# Question for men: What is your type and who would you rather date?



## Jeckbleck (Nov 4, 2014)

Megan Fox 

or 









Emma Stone


----------



## DudeGuy (Aug 5, 2013)

personal_personality_types = {
MBTI: INTP,
Astro: Capricorn,
China: Double Dragon,
Tarot: Death and The Emperor
}
Hard to tell, especially when I don't know either of them as people or as celebrities.

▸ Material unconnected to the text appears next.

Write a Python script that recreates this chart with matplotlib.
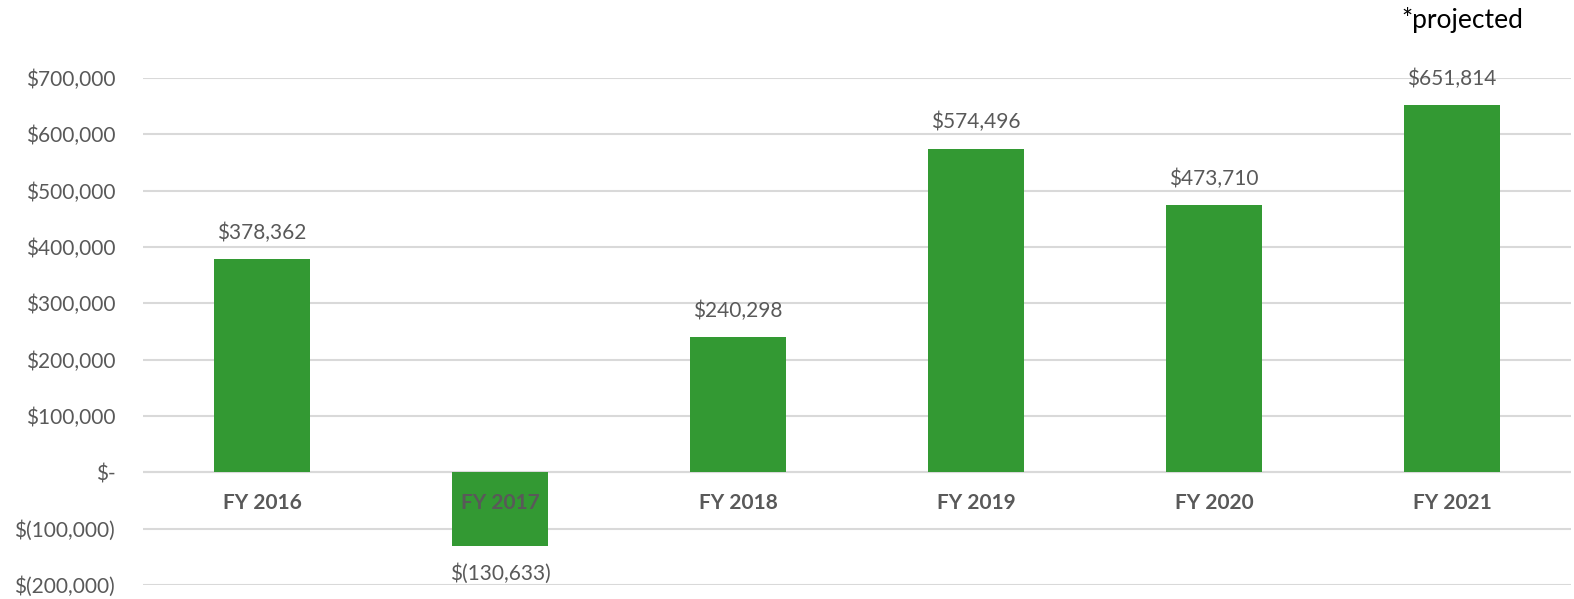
import matplotlib
matplotlib.use("Agg")
import matplotlib.pyplot as plt
from matplotlib.ticker import FuncFormatter

# ---------------------------------------------------
# Data
# ---------------------------------------------------
years = ["FY 2016", "FY 2017", "FY 2018", "FY 2019", "FY 2020", "FY 2021"]
net_income = [378362, -130633, 240298, 574496, 473710, 651814]
y_ticks = [-200000, -100000, 0, 100000, 200000, 300000, 400000, 500000, 600000, 700000]

GREEN = "#339933"
GRAY = "#595959"
GRID = "#d9d9d9"

plt.rcParams["font.family"] = ["Lato", "DejaVu Sans"]


def money(v, pos=None):
    if v == 0:
        return "$-"
    if v < 0:
        return "$({:,.0f})".format(-v)
    return "${:,.0f}".format(v)


fig = plt.figure(figsize=(15.74, 5.99), dpi=100)
ax = fig.add_axes([143 / 1574, 1 - 585 / 599, 1428 / 1574, (585 - 78) / 599])

x = list(range(len(years)))
ax.bar(x, net_income, width=0.4, color=GREEN, zorder=2)

ax.set_xlim(-0.5, len(years) - 0.5)
ax.set_ylim(y_ticks[0], y_ticks[-1])
ax.set_yticks(y_ticks)
ax.yaxis.set_major_formatter(FuncFormatter(money))
ax.grid(axis="y", color=GRID, linewidth=1.5, zorder=0)
ax.tick_params(axis="y", length=0, pad=20, labelsize=15, labelcolor=GRAY)
ax.set_xticks([])
for s in ax.spines.values():
    s.set_visible(False)
ax.axhline(0, color=GRID, linewidth=1.5, zorder=1)

# category labels sit just under the zero line
for i, name in enumerate(years):
    ax.annotate(name, (i, 0), xytext=(0, -22), textcoords="offset points",
                ha="center", va="center", fontsize=15, fontweight="bold",
                color=GRAY, zorder=3)

# data labels
for i, v in enumerate(net_income):
    off = 19 if v >= 0 else -20
    ax.annotate(money(v), (i, v), xytext=(0, off), textcoords="offset points",
                ha="center", va="center", fontsize=15, color=GRAY, zorder=3)

fig.text(1462 / 1574, 1 - 20 / 599, "*projected", ha="center", va="center",
         fontsize=19, color="black")

fig.savefig("out.png", dpi=100)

Judging by what they're wearing
-Megan Fox, um, do you or your servant know how to button a blouse?
-Emma Stone, is that or can it be used as a radiology apron?

Judging by their eyes
- Megan Fox, MEGAN!!! MEH GAWN!!! CAN YOU HEAR ME!?!?!
- Emma Stone, who are you looking at? What's up, hey where are you going?

Judging by their mouth
-Megan Fox, MEGAN!!! HEY, MEGAN!? Are you doped up or something?
- Emma Stone, nice.

I guess Emma Stone because let's face it, that's a radiology apron.


----------



## The Chameleon (May 23, 2014)

>question for men
>implying all men are straight
>implying all women are straight


----------



## Fatman (Nov 28, 2014)

I'de rather date Tena Fey than to spend one Hour with these whatever you call them.


----------



## dizzycactus (Sep 9, 2012)

I'd go Emma Stone for looks. Megan Fox has more of the "hot" look, Emma Stone is more of the "cute" look, and I don't really like the hot look. 

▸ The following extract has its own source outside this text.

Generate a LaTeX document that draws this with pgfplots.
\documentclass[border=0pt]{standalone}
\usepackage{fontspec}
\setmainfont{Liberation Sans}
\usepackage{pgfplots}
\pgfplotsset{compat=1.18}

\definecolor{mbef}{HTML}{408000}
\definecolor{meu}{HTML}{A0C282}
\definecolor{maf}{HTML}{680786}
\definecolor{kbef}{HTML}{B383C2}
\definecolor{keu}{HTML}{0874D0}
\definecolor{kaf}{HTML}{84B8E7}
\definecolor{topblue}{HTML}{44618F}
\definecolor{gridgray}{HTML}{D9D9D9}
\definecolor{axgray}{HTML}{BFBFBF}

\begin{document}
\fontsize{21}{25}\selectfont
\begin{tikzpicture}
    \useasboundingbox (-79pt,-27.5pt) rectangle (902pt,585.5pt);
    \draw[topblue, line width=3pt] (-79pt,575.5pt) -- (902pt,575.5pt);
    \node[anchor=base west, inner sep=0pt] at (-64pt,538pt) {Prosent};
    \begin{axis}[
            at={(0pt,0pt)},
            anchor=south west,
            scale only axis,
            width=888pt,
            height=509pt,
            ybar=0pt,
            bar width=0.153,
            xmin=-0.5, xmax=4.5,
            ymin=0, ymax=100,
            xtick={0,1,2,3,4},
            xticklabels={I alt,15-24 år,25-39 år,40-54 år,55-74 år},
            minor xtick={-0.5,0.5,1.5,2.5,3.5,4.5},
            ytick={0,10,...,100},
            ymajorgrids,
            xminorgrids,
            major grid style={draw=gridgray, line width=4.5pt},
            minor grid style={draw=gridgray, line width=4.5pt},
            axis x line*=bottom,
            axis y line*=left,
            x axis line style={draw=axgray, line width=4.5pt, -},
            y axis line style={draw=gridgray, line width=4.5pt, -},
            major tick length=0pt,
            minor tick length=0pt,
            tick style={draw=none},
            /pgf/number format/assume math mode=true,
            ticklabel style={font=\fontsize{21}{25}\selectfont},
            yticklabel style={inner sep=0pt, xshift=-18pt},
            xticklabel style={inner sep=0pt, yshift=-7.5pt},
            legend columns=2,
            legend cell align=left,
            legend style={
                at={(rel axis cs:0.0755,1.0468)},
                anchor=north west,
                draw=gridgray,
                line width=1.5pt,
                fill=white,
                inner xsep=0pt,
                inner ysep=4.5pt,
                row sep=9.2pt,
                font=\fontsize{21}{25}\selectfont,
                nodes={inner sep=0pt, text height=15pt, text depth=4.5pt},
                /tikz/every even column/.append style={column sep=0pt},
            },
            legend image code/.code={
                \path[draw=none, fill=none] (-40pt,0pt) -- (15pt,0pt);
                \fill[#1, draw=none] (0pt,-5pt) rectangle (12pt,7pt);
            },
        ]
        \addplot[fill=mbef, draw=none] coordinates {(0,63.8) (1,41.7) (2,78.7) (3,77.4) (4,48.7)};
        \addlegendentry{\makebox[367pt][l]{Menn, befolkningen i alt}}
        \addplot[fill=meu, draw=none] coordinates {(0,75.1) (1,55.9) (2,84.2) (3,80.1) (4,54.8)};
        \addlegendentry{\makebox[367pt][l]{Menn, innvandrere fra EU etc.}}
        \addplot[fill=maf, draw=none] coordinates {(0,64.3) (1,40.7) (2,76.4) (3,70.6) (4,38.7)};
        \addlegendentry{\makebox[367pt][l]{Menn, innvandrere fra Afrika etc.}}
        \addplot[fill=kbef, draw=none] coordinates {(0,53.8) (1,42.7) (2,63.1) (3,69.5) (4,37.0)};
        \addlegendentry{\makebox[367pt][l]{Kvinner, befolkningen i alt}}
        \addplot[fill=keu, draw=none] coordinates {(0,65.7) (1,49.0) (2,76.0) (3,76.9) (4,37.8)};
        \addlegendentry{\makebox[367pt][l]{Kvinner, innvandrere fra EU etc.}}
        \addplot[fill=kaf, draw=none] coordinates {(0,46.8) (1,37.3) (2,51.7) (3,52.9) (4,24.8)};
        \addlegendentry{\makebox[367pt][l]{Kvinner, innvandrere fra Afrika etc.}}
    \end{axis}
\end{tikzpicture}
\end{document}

I picked NFJ because I enjoy emotional engagement, and, being NTP, F balances me a bit. When you've a rational voice running in your head 24/7, it can be nice to get away from it sometimes. But I've had a lot of bad experiences of Fi where it will drive me insane with a combination of irrationality and moral self-righteousness, making grand moral declarations without any reason, being closed to debate, etc. Just my own experience, but I think I'd prefer some Fe.


----------



## Ferin (Sep 30, 2014)

Emma Stone. No question. NFP just because I'd know how to treat her the way she wishes


----------



## DudeGuy (Aug 5, 2013)

The Chameleon said:


> >question for men
> >implying all men are straight
> >implying all women are straight


Do you think "Questions for women" are pink and sparkly? Do they have ones with inoffensive "Fresh" scents that work better than the male "Axesque" versions?


----------



## stargazing grasshopper (Oct 25, 2013)

Jeckbleck said:


> Emma Stone


LOL at first I thought that image was of a young Lindsay Lohan.


----------



## The Chameleon (May 23, 2014)

DudeGuy said:


> Do you think "Questions for women" are pink and sparkly? Do they have ones with inoffensive "Fresh" scents that work better than the male "Axesque" versions?


Oh lord, I would hope not.


----------



## Jeckbleck (Nov 4, 2014)

Conclusion of this poll: You people got great taste haha


----------



## badwolf (Jun 17, 2012)

I really can't choose rightfully because I don't know either of these women. But based on the small amount of information I know about them, I think I would have to choose Emma Stone.


----------



## .17485 (Jan 12, 2011)

I'm a ISFP and I voted for Emma Stone. The first film I saw her in (zombieland), I found her attractive


----------



## He's a Superhero! (May 1, 2013)

Something about that picture of Emma Stone repels me. O_O


----------